Amon Frames It as a Turning Point
Qualcomm's leadership cast the move as more than a single purchase. In the company's announcement, quoted by Tech Startups, CEO Cristiano Amon called it a pivotal moment not just for Qualcomm but for the AI industry.
His argument rests on where AI is heading. Amon said that as agentic AI scales across data centers and edge environments, the industry is moving toward disaggregated, multi-vendor architectures that demand a more open and modern software foundation.
The deal also slots into a buying spree. AI Business reported the hardware-agnostic platform could reduce dependence on any single provider, part of Qualcomm's broader push into data center and edge AI under Amon.
Why It Matters for the Market
The acquisition signals that software portability is now a strategic asset, not an afterthought. A credible cross-vendor layer could ease the lock-in that has defined AI infrastructure and give buyers genuine choice in where models run.
It also raises the stakes for a wave of consolidation. The same race has pushed hyperscalers to chase ever-larger buildouts, a demand pressure documented in coverage of AI infrastructure capacity.
For operators, the practical read is to watch how Modular's tooling survives inside a chipmaker. If Qualcomm keeps it genuinely hardware-agnostic, it could lower switching costs across the market. If it narrows the focus to Qualcomm silicon, the openness that made Modular valuable could fade.
What Changed
Qualcomm, long defined by smartphone processors, bought a software company rather than a chip designer. The all-stock deal gives it Modular's hardware-agnostic layer for running AI models across different vendors' silicon.
The purchase pairs Qualcomm's data center ambitions with a developer-facing software stack.

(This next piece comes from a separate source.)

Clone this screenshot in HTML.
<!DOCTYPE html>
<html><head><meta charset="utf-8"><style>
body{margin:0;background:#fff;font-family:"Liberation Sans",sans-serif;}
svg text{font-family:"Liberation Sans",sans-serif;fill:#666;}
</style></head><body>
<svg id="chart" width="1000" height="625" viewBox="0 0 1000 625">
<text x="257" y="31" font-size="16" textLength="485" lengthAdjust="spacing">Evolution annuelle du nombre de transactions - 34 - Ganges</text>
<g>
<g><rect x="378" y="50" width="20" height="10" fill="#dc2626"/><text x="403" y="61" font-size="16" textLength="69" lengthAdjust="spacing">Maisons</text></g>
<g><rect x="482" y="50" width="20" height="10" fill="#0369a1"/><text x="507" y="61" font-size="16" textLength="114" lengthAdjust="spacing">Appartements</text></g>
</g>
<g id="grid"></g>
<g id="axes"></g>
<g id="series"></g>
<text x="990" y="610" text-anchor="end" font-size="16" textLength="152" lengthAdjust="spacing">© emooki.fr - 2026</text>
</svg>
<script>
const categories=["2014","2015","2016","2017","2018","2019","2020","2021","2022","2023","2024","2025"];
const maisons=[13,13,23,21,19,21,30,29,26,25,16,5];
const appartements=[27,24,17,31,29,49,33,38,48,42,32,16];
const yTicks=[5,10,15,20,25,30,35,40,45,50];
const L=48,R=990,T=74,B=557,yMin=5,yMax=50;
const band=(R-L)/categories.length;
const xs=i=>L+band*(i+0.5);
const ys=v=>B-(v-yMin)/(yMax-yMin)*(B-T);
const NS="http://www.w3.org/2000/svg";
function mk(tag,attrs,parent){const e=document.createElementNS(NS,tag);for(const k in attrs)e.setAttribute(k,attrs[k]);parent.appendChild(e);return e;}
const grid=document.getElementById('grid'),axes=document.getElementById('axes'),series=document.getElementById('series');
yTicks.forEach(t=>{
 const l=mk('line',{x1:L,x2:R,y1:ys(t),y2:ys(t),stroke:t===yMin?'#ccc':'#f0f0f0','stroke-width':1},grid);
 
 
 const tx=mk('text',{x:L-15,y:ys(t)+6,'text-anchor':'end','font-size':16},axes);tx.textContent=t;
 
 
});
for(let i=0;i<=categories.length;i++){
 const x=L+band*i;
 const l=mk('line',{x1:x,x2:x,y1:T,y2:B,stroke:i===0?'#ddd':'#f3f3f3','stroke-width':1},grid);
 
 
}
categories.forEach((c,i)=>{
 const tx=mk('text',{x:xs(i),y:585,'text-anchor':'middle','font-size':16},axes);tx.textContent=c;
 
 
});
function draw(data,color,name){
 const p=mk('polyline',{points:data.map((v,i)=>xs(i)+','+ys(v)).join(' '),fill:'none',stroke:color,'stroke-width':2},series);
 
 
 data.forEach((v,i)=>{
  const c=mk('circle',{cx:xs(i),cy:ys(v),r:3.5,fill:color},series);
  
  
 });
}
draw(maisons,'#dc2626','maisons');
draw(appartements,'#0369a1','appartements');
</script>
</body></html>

It is the clearest sign yet of CEO Cristiano Amon's pivot toward AI infrastructure.
Why It Matters
Nvidia's dominance rests as much on its CUDA software as on its GPUs, and rivals have struggled for lack of an equivalent. A portable software layer is the most credible route to loosening that lock-in.
For buyers, more competition at the software level could mean real choice in where AI workloads run. That pressure reaches across the whole compute market, not just Qualcomm's chips.
Suggested Actions
If your stack is tied to one chip vendor's software, track portable runtimes like Modular's MAX and Mojo as they fold into larger platforms. Evaluate whether hardware-agnostic tooling can cut switching costs before your next infrastructure commitment.